Foment also came to English from Latin, from fomentum meaning “compress” (“a folded cloth”) and ultimately from fovēre, meaning “to heat” or “to soothe.” Its original meaning in English was “to apply a warm substance to,” and it was still in use when Noah Webster published his dictionary in 1828:

  1. To apply warm lotions to; to bathe with warm medicated liquors, or with flannel dipped in warm water.

This meaning has become obsolete. Another English word that has fovēre as its ultimate Latin root is fomite, “an object that may be contaminated with infectious organisms and serve in their transmission,” which comes from the Latin word meaning “kindling wood,” conveying the idea that contact with microscopic contamination can lead to the “fire” or spread of disease—a similar image, if you think about it, to the “fire” or “heat” of ideas that can ferment into a state of agitation.

Modern Use of 'Foment'

Today, we use foment with the meaning “to promote the growth or development of,” a synonym of rouse and incite as in “to foment a rebellion.”

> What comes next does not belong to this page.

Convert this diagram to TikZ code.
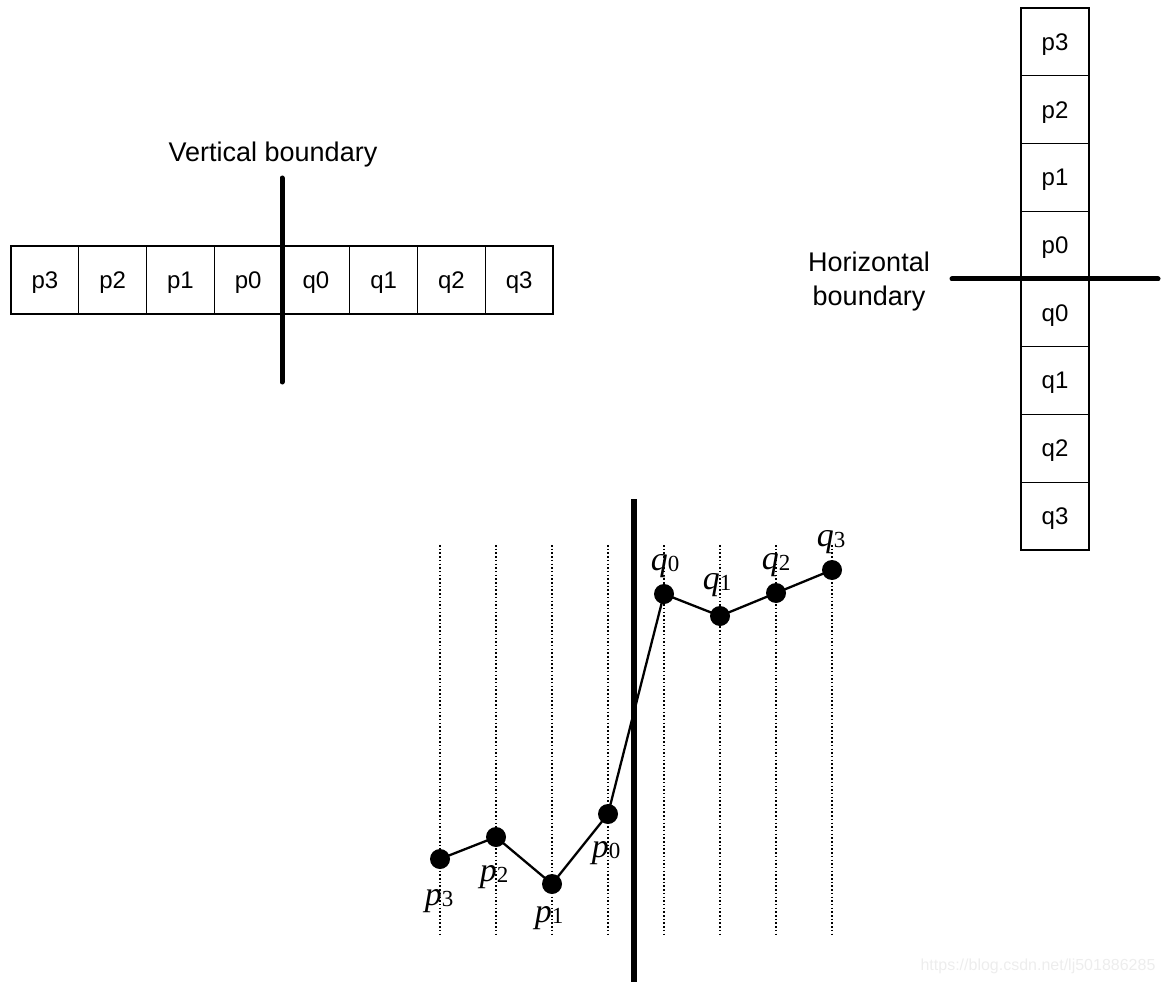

Having failed last year to address the danger that Trump represents, the Party bears responsibility for Trump this year being in a position to foment insurrection.
— Jelani Cobb, The New Yorker, 8 January 2021

This meaning is also close to inflame and, indeed, this is where foment intersects with the figurative use of ferment as well. It expresses distress, concerns, or ideas that are unsettled and impel action or change, a synonym of “to agitate" or "to excite.” Joe Biden used ferment in this way, adding it to a similar figurative use of brew that shows that English has turned the chemical changes that make beer and wine and liquor into potent metaphors:

When you have income inequality as large as we have in the United States today, it brews and ferments political discord and basic revolution.
— Joe Biden, 19 June 2019

In fact, foment is listed as a synonym of ferment in this sense, so these words, whose superficial resemblance to each other is just a coincidence, can nevertheless both express ideas that create more heat than light.